Problem to solve >> Leave the pictures out and copy exactly the lines from the line containing "Generate a Python" to the line containing "import pandas as pd", both lines included.

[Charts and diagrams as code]
◆ ◆ ◆ ◆

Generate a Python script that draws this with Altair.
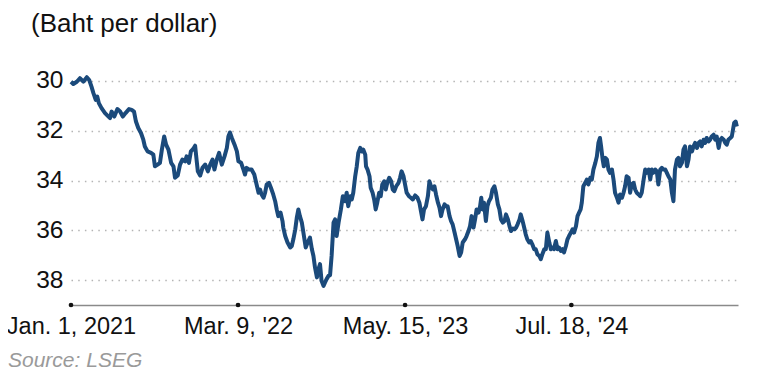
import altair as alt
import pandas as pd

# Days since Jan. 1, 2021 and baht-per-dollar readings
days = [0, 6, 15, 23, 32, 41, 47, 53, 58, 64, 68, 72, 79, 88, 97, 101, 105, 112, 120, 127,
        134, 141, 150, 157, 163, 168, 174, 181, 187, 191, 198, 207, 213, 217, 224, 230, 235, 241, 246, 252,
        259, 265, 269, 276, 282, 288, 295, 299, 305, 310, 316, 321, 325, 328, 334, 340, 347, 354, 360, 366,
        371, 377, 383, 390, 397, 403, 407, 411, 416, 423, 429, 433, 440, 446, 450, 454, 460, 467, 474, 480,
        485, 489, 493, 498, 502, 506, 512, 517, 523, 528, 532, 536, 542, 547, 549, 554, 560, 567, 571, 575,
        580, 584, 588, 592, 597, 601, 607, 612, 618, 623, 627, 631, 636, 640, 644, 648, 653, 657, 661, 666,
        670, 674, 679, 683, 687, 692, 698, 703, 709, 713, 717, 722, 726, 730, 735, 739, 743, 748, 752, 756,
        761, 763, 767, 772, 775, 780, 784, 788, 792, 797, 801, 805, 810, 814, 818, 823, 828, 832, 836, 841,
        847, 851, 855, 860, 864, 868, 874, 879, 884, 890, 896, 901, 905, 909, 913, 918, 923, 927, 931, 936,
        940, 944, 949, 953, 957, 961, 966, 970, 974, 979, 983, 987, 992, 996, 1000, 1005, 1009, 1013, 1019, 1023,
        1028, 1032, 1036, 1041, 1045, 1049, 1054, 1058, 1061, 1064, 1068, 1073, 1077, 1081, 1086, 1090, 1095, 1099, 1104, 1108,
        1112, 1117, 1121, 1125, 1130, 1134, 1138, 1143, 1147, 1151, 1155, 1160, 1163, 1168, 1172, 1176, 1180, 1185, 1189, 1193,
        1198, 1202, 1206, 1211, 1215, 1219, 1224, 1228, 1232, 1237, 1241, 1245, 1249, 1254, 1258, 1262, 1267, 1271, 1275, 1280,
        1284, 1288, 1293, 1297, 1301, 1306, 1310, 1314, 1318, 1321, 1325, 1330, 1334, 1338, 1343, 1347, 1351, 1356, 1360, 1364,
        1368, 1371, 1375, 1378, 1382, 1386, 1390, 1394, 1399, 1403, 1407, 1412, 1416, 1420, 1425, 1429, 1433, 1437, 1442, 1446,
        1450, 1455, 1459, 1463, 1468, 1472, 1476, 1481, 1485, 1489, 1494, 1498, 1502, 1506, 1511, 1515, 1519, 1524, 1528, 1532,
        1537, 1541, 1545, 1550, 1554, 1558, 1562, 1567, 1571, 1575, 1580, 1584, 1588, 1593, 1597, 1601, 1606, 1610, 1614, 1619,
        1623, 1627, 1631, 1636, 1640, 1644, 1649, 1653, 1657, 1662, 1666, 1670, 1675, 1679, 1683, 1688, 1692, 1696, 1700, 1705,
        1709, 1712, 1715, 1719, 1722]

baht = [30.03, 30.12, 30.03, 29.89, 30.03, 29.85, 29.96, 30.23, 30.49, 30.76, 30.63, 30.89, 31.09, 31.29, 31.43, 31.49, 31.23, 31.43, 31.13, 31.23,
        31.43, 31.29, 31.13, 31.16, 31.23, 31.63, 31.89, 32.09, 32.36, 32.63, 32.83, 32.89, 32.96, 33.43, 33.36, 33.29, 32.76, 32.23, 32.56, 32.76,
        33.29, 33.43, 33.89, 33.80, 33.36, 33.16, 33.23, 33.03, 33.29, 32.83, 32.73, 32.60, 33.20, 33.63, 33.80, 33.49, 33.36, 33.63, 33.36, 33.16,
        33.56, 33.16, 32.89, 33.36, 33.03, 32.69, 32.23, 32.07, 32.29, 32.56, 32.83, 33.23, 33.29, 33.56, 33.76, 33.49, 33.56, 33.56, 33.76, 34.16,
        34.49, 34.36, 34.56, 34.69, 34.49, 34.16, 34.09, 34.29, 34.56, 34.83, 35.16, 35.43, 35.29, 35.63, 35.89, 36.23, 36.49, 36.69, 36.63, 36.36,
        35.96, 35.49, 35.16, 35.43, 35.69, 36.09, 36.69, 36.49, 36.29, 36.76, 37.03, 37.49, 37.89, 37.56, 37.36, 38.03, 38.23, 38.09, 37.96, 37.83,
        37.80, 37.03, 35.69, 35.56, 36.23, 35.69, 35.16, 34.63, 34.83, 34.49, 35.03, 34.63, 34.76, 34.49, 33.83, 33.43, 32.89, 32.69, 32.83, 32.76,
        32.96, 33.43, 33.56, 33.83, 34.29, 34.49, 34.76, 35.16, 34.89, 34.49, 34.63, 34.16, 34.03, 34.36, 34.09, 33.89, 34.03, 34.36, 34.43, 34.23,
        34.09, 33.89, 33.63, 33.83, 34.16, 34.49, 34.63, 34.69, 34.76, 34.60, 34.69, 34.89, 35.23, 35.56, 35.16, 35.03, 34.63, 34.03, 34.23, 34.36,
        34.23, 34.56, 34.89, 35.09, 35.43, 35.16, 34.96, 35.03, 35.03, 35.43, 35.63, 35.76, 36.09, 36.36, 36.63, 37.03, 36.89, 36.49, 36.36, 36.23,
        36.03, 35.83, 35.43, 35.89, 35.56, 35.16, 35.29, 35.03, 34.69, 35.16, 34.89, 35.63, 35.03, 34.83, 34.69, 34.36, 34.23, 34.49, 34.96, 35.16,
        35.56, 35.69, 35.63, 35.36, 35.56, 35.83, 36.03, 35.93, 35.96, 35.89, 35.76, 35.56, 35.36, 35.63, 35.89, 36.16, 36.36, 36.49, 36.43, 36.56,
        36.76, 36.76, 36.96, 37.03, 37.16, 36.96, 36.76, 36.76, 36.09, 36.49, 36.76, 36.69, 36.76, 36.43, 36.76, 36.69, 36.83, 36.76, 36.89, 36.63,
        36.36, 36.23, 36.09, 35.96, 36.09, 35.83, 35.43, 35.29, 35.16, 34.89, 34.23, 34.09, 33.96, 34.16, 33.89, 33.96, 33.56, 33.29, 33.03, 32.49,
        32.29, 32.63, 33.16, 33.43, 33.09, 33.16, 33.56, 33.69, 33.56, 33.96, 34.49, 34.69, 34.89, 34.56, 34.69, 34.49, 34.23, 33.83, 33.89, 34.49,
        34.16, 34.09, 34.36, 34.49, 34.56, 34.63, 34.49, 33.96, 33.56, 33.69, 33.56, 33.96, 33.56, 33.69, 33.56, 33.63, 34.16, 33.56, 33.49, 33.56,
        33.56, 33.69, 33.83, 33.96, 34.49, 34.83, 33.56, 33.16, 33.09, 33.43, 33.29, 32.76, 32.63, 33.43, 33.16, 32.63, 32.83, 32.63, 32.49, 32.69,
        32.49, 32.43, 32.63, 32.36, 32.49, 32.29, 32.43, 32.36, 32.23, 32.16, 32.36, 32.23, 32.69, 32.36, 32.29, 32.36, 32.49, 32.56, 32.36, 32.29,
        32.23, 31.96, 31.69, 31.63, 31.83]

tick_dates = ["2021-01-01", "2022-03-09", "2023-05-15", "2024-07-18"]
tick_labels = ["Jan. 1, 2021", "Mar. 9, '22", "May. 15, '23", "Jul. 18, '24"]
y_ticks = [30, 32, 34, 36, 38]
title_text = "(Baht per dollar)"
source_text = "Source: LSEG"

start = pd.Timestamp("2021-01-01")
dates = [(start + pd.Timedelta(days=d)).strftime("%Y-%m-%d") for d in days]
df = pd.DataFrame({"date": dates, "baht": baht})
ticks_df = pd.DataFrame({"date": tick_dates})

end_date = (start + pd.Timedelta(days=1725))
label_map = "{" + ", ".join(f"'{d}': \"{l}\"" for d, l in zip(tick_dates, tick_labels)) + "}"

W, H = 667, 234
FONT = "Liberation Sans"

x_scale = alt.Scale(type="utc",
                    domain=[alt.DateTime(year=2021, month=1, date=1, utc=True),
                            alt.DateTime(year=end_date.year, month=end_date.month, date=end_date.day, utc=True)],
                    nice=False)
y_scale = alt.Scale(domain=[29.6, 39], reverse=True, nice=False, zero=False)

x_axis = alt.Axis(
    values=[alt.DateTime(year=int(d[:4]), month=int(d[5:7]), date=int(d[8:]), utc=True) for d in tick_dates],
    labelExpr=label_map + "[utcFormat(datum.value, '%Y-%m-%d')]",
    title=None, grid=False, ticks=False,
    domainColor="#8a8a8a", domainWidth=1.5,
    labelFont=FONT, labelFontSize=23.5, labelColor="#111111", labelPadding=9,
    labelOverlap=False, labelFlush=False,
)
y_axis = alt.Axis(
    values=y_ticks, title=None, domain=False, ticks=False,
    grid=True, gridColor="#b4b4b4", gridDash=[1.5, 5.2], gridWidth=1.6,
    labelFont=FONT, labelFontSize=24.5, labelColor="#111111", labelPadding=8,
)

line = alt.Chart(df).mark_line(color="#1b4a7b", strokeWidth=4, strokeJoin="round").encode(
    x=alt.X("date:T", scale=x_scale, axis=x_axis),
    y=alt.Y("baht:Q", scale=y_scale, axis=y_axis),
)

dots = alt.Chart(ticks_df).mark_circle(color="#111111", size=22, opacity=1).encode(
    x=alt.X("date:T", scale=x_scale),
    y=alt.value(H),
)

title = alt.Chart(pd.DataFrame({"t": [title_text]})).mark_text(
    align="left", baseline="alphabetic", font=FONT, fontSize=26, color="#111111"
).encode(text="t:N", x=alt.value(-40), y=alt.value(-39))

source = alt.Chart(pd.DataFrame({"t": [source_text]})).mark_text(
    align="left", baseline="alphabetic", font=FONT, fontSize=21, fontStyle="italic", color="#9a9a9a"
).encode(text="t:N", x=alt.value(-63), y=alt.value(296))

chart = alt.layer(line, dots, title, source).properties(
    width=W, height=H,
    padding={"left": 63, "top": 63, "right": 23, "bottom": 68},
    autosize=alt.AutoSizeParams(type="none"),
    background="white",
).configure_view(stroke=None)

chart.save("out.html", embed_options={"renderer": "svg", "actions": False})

◆ ◆ ◆ ◆

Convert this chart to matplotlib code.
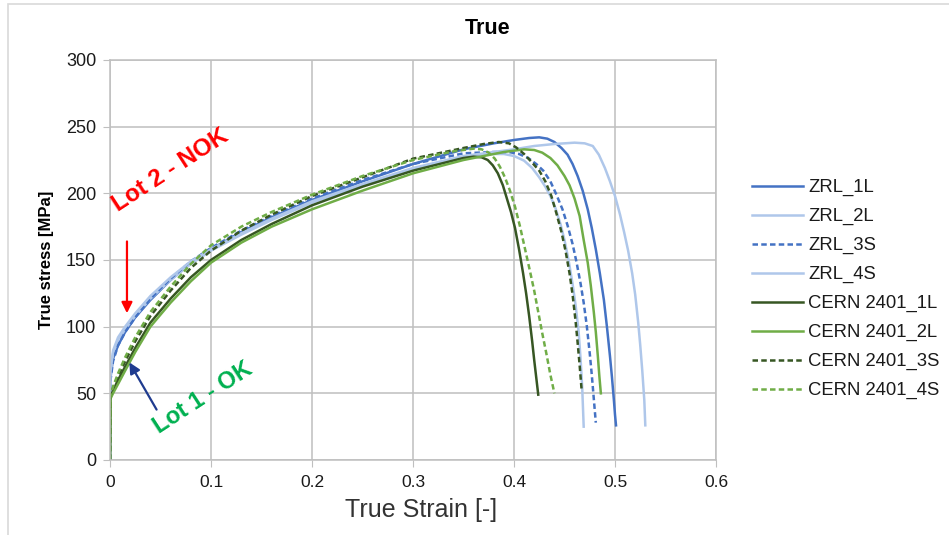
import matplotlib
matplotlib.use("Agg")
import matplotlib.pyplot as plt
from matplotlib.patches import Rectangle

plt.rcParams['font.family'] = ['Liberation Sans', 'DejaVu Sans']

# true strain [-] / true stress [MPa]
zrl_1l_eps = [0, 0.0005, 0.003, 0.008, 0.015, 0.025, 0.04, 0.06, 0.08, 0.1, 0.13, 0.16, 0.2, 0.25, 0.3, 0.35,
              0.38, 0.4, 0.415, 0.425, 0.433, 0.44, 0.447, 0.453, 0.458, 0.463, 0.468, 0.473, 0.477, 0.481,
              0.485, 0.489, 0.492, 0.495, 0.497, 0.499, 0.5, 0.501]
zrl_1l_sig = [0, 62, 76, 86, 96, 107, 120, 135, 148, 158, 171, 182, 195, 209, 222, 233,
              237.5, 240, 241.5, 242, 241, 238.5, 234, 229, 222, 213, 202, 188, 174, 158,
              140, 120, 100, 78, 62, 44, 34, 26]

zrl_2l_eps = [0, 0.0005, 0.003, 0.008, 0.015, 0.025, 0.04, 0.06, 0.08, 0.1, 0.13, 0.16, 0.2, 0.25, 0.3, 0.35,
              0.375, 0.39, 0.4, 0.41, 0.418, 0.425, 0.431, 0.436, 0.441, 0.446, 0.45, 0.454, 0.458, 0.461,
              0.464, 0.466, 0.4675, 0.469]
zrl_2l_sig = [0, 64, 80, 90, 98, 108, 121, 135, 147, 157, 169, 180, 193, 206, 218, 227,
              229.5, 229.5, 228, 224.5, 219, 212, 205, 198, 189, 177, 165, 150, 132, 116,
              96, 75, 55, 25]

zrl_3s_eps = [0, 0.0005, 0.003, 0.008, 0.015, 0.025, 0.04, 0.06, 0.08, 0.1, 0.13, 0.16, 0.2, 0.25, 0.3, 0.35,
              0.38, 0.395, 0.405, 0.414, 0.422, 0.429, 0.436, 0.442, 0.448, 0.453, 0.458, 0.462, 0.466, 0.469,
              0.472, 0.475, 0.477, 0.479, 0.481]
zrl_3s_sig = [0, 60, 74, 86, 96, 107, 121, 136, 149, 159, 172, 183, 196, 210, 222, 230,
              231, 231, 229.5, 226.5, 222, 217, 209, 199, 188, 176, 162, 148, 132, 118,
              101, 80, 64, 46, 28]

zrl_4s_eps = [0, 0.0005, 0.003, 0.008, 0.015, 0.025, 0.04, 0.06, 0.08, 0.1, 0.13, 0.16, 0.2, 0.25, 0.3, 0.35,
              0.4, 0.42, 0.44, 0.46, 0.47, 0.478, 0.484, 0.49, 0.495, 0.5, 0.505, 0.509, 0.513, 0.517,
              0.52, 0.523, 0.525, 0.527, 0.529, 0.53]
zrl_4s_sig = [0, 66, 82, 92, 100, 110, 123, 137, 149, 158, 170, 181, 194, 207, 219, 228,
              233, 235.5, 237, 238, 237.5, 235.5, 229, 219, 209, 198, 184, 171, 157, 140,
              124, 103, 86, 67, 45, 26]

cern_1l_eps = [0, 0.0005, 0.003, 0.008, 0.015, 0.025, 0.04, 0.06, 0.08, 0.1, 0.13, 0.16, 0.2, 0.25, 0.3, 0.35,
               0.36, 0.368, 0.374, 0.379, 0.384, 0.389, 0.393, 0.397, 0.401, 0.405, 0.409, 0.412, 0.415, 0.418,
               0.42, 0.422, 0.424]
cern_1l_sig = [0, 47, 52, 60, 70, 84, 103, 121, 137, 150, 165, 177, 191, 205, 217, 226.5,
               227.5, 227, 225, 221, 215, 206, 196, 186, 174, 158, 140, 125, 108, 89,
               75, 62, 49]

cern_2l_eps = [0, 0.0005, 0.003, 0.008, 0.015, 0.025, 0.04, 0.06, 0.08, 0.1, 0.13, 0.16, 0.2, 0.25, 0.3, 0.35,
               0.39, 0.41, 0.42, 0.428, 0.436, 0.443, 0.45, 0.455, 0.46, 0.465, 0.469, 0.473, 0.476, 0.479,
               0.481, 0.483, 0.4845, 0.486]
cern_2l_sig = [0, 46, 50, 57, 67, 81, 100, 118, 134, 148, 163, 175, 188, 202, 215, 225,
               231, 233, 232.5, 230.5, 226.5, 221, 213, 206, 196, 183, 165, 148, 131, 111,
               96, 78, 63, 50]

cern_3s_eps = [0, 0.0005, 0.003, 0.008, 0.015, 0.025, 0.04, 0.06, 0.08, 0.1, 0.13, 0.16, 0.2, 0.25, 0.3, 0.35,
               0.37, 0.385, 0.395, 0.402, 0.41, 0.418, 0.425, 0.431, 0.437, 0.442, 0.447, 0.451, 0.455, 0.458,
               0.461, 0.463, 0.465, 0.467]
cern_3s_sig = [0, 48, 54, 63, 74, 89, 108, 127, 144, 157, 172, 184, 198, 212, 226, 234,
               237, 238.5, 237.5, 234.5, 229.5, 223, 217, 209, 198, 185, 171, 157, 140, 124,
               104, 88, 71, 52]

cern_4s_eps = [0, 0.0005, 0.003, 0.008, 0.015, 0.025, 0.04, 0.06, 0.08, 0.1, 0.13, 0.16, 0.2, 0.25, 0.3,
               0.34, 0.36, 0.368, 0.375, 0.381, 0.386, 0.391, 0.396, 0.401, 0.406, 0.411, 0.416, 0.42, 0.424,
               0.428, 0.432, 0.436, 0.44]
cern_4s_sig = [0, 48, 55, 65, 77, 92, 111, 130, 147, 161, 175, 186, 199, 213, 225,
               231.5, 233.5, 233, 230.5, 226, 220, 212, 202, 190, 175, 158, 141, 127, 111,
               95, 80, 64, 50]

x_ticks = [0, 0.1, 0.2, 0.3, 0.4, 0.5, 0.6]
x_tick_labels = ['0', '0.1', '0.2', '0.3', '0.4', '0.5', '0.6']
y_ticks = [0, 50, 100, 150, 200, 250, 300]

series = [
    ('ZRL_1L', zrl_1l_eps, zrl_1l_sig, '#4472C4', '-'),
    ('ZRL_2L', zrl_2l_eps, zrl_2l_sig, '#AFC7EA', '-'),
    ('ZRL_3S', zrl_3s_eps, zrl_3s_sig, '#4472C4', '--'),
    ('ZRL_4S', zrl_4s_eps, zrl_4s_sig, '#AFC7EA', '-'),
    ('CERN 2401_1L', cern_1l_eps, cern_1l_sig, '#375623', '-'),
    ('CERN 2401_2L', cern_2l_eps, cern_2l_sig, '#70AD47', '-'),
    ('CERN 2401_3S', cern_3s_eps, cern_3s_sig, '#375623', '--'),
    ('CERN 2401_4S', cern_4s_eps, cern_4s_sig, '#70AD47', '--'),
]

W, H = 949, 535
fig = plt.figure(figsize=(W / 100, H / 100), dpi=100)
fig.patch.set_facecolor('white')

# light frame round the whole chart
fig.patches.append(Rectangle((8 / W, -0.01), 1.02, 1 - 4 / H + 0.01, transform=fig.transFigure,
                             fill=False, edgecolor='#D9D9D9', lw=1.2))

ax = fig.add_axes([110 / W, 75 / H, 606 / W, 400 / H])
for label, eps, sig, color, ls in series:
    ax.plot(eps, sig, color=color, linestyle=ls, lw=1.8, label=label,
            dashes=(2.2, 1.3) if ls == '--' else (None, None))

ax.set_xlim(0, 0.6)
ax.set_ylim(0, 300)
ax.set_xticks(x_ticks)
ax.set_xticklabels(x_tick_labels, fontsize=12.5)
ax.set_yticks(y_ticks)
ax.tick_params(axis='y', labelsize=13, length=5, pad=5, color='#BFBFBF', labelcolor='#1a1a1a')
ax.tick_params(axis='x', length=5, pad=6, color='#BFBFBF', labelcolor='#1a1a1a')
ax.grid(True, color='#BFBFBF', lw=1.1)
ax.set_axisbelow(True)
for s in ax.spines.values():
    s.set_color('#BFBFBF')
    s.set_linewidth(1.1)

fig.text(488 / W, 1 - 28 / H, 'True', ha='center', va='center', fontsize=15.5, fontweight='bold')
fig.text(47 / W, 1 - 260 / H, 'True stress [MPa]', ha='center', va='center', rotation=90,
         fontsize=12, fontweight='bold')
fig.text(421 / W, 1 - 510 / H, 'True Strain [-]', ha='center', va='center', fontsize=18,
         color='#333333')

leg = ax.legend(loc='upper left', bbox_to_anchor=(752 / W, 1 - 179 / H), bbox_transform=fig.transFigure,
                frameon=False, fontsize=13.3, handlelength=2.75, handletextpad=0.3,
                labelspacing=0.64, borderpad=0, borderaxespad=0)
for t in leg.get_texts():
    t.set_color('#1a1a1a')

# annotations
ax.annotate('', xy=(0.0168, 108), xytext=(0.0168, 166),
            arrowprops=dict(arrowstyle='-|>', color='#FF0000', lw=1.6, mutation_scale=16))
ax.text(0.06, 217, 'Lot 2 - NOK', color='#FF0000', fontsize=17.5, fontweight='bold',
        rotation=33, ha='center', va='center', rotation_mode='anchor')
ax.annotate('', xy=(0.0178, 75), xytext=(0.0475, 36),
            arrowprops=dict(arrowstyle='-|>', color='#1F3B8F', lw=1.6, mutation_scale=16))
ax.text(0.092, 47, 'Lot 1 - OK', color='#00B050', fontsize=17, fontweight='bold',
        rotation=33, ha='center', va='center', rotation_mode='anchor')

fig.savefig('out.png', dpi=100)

◆ ◆ ◆ ◆

Solution for this task >>
Generate a Python script that draws this with Altair.
import altair as alt
import pandas as pd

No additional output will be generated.